***** Provided entries *****
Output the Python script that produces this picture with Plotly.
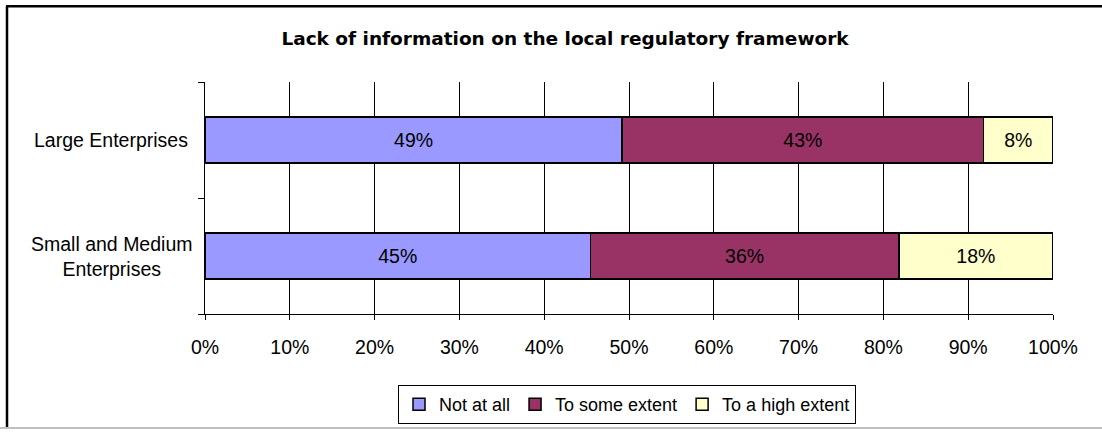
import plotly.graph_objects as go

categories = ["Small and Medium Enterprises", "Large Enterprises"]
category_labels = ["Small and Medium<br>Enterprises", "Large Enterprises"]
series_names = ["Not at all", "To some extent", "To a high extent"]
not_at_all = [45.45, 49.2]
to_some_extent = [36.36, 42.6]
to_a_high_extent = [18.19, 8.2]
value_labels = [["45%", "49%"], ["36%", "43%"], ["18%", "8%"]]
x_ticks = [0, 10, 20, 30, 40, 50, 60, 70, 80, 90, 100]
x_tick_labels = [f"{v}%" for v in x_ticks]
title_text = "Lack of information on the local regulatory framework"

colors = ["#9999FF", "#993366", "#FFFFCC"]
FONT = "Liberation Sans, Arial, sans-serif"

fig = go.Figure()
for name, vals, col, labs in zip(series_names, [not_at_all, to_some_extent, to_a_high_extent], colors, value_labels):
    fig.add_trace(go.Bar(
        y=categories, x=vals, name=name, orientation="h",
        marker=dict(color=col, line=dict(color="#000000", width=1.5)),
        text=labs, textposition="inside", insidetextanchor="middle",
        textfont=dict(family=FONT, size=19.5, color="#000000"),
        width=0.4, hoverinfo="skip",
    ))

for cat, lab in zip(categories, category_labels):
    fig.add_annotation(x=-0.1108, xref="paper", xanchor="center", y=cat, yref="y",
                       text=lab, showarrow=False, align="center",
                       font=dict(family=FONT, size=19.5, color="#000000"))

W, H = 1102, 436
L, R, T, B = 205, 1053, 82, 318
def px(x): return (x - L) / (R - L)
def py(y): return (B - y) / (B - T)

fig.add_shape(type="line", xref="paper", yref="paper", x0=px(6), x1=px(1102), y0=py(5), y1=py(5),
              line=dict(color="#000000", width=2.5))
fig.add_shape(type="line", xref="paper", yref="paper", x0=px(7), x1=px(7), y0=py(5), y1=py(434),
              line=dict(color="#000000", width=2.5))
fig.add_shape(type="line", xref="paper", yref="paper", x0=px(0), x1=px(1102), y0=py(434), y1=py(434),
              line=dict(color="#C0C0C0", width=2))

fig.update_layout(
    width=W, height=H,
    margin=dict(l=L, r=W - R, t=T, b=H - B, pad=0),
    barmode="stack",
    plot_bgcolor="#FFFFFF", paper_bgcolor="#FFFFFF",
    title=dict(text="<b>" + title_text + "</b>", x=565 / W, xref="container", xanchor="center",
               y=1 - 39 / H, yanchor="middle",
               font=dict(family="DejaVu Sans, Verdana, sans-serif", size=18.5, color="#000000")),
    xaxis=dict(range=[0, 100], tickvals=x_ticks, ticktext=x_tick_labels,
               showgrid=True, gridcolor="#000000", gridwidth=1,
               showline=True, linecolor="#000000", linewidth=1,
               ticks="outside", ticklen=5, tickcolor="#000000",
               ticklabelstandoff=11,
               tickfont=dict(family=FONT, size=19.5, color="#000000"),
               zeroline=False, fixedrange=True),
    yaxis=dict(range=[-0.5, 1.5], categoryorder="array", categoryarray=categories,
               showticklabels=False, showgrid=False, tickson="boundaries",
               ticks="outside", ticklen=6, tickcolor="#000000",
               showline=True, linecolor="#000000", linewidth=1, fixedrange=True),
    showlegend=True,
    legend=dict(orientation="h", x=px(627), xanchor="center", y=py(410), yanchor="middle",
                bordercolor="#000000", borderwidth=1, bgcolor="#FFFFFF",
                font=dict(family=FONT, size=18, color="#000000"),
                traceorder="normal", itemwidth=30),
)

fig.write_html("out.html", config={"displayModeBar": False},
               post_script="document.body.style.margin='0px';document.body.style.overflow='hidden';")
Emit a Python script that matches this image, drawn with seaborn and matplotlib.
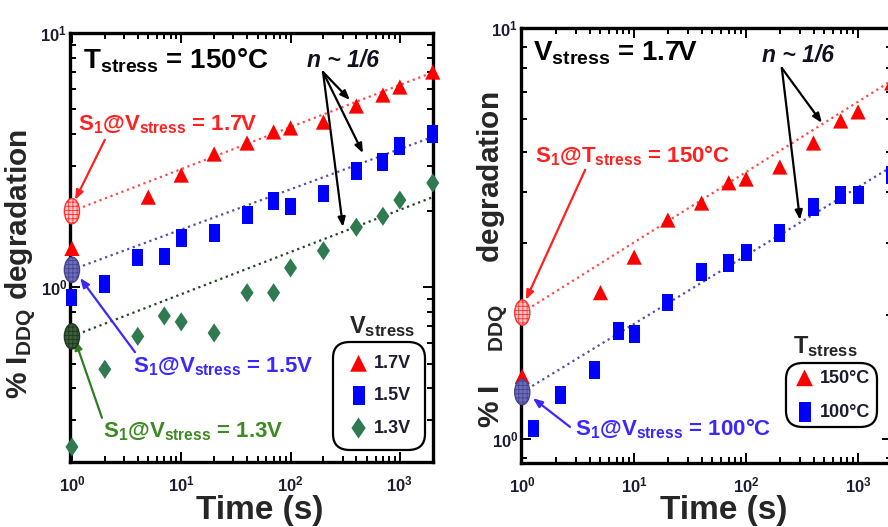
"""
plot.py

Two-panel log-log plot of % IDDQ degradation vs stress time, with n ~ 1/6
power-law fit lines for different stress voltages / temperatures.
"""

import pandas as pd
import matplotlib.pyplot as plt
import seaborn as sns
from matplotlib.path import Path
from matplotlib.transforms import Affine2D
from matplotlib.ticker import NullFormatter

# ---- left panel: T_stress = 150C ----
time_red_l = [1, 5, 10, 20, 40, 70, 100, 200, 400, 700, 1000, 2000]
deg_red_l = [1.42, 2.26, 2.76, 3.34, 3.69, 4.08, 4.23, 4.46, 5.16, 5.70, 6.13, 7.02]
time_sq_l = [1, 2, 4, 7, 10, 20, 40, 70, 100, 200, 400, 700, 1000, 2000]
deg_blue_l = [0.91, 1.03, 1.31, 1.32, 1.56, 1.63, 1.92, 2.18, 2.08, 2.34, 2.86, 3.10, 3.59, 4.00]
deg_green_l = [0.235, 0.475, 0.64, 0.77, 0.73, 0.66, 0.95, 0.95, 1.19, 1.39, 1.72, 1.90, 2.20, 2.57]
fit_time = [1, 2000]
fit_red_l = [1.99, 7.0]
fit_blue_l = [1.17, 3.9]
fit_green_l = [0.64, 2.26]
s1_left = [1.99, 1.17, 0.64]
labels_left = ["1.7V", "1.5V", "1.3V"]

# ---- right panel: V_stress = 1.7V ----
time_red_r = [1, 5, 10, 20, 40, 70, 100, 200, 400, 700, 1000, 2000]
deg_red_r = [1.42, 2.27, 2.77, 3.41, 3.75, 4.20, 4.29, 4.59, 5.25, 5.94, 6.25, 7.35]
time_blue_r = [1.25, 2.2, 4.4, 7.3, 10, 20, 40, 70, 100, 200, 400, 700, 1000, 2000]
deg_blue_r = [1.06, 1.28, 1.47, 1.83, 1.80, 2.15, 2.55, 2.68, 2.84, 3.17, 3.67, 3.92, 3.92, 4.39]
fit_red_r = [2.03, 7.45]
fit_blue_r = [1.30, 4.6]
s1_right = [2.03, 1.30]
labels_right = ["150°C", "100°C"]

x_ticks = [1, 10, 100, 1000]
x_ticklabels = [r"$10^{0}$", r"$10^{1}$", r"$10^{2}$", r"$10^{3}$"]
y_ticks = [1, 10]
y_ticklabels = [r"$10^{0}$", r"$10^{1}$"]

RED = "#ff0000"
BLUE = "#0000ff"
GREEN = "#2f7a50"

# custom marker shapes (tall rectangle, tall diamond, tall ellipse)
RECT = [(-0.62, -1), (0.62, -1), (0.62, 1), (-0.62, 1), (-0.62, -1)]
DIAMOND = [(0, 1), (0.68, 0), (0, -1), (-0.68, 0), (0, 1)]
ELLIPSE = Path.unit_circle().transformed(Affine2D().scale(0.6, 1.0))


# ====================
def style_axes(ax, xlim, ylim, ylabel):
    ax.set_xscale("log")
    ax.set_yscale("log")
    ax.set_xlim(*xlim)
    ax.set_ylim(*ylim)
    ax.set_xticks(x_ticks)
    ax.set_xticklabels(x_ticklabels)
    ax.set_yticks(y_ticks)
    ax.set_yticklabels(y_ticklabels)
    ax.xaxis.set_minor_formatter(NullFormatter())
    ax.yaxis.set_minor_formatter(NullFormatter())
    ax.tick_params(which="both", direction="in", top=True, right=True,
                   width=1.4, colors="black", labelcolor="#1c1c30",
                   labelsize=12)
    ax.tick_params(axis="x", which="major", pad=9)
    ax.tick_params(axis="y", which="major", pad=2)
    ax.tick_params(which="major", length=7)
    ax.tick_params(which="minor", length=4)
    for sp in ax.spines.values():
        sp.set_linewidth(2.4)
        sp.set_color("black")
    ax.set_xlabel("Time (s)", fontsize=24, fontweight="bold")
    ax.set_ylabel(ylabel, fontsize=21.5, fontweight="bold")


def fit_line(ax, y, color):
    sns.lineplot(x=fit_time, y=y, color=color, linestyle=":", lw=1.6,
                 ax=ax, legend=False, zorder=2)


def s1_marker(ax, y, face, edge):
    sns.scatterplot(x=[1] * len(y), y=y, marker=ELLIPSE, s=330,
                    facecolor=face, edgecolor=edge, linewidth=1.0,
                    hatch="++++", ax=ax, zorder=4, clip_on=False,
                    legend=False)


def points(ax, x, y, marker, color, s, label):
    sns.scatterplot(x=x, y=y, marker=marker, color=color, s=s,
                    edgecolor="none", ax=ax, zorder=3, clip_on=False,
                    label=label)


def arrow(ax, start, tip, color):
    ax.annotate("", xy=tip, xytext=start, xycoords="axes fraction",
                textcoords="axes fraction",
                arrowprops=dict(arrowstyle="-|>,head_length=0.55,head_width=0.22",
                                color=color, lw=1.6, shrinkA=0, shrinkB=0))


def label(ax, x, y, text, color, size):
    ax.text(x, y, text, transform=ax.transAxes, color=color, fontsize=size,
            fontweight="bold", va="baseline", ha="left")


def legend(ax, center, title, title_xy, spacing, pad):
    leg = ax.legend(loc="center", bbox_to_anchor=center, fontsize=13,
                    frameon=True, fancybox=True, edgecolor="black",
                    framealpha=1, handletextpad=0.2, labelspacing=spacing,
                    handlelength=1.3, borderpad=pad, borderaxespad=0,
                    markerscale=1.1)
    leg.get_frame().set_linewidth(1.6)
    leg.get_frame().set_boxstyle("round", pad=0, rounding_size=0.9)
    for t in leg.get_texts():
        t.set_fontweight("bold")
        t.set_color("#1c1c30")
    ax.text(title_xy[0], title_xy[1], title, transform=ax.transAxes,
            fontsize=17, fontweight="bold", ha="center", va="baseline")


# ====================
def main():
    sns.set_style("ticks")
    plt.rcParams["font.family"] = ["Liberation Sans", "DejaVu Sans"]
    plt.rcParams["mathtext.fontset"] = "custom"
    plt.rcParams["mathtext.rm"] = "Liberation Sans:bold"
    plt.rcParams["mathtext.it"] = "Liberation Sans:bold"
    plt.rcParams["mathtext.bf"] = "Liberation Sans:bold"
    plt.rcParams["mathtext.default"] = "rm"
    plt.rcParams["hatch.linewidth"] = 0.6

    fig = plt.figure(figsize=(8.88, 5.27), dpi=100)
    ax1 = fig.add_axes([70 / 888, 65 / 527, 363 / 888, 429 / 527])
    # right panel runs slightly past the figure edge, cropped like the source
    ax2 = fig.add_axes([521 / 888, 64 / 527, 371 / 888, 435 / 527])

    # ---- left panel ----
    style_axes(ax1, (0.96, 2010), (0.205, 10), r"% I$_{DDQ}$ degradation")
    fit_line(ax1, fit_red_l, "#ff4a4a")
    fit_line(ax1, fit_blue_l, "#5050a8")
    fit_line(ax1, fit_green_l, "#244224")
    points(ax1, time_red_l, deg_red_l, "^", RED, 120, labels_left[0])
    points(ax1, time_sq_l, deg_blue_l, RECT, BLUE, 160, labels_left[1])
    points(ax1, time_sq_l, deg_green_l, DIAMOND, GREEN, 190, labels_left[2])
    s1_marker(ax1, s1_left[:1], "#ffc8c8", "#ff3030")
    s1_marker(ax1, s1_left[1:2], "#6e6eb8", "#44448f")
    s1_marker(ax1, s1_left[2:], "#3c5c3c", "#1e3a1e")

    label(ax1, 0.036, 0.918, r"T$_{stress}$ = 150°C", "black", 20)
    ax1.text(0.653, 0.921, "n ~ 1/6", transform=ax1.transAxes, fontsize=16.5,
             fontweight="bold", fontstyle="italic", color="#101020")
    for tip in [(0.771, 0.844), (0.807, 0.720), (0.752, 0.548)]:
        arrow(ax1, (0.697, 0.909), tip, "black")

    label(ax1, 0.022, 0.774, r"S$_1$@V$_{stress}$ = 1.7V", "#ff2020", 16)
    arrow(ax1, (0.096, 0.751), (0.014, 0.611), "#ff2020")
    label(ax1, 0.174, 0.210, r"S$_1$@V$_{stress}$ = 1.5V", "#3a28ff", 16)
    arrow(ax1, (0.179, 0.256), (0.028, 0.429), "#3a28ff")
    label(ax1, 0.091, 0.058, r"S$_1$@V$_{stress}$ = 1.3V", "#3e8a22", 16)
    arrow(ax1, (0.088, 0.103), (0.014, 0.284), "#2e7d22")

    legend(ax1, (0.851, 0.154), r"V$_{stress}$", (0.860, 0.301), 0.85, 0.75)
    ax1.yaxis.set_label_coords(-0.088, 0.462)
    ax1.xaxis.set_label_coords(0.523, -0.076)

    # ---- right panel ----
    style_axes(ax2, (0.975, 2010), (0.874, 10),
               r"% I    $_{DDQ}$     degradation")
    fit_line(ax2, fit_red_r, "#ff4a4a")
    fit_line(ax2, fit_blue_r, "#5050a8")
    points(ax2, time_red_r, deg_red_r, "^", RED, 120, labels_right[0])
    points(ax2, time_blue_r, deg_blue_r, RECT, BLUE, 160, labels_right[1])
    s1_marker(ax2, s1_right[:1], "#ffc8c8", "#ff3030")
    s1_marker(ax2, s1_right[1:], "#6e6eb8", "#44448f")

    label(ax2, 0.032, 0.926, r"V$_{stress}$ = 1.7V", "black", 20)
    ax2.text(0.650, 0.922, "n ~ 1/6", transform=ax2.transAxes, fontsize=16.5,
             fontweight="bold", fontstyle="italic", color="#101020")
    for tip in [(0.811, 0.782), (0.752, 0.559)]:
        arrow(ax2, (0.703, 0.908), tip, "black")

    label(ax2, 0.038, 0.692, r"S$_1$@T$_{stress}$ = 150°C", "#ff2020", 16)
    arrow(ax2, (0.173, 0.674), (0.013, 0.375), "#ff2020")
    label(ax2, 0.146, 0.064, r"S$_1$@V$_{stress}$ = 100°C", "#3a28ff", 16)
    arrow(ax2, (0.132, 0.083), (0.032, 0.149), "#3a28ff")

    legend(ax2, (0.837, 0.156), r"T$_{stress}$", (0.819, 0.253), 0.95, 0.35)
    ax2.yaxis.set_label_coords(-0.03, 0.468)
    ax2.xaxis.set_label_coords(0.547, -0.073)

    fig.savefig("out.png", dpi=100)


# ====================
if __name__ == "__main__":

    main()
*****
▶ _Set task_: Copy nothing but the lines from the first one in the listing through the line with "import plotly.graph_objects as go", and omit the pictures.

▶ _Exercise solution_:
Output the Python script that produces this picture with Plotly.
import plotly.graph_objects as go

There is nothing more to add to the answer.